Search the material for the string "seaborn", then return every line where it is found.

++++ DATA SECTION ++++

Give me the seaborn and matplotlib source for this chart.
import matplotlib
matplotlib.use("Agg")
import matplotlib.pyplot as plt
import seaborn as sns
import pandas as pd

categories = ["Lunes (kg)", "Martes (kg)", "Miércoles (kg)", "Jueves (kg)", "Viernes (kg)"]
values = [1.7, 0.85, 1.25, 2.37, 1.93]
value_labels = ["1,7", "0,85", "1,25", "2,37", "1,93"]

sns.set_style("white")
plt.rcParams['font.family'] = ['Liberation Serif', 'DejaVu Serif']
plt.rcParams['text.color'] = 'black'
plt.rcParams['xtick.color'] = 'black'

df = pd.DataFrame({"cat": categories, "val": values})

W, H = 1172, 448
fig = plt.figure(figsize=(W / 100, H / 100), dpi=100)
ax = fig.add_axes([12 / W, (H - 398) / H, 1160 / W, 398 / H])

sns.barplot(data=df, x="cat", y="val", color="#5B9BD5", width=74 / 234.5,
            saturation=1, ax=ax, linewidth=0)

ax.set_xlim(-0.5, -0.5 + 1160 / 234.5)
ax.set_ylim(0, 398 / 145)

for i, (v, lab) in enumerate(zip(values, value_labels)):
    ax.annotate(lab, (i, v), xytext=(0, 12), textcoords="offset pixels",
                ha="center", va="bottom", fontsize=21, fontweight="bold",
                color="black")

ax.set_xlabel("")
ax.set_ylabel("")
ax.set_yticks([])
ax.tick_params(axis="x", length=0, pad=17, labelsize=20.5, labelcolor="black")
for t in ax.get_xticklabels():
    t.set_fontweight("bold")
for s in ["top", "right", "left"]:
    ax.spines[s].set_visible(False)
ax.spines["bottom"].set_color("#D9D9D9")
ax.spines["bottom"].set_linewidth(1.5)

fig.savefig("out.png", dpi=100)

++++

* _TASK ANSWER_
Give me the seaborn and matplotlib source for this chart.
import seaborn as sns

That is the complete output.